Entre el optimismo desmedido de Rajoy, al que no obstante avalan los datos más recientes de la economía española, y el catastrofismo radical de Rubalcaba, que cometió el gravísimo error de no creer en el futuro del país, el gran perdedor del debate ha sido a mi juicio el pueblo español en su conjunto. Por simplificar, diría que la calle sigue huérfana y su voz no es escuchada por nadie. Y si alguien habló en su nombre -lo intentaron un desnortado y utópico Cayo Lara, una deslucida Rosa Díez y un Rubalcaba apocalíptico, demasiado visto y con una pesada carga de pasado-, lo hizo tan rematadamente mal que los mensajes se perdieron en el limbo de la irrealidad y el topicazo.

Aun así, el padecimiento de buena parte de la sociedad española; el empobrecimiento imparable de las clases medias y, sobre todo, de los más desfavorecidos; la persistencia del desempleo, que apenas va a variar durante lo que queda de año; el aumento de la marginación y la exclusión, y los peligros de un estallido social son indicadores más que suficientes para que los dirigentes públicos trataran de alcanzar a toda costa un consenso básico con el que afrontar las peores consecuencias de la crisis.

Una vez más, ya digo, los intereses nacionales quedaron aparcados por los representantes de una partitocracia insolidaria y destructiva, aunque la principal responsabilidad es preciso depositarla en manos del partido gobernante. Entre la autocomplacencia inapropiada de unos y las críticas excesivas con imposibles soluciones de otros -como el aumento del gasto público o la renegociación de la deuda- se ha abierto un abismo de incomprensión y enfrentamiento que no presagia nada bueno. Buscar el cuerpo a cuerpo dialéctico por afán exclusivo de desacreditar al adversario o por mero lucimiento personal no contribuye más que a envenenar las relaciones personales, al desprestigio de las instituciones y de la clase política y a elevar la frustración entre los ciudadanos deseosos de acuerdos y coincidencias mínimas en defensa de los intereses generales.

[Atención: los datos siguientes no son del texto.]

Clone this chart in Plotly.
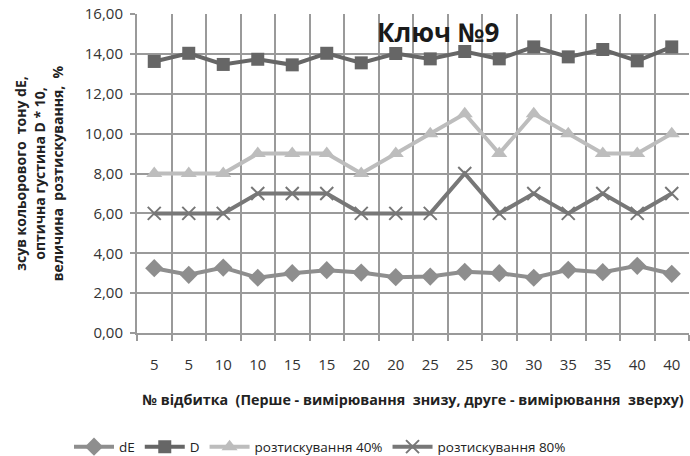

En este contexto poco importa si ganó el debate Rajoy, como atestiguan el CIS y la mayoría de las encuestas. Cada orador fue a lo suyo en vez de ir a lo común, a lo de todos, cuando es perfectamente compatible la crítica legítima a la labor del ejecutivo de Rajoy con la aportación de iniciativas y propuestas razonables que contribuyan a la gobernación del país, más aún en momentos de tanta dificultad.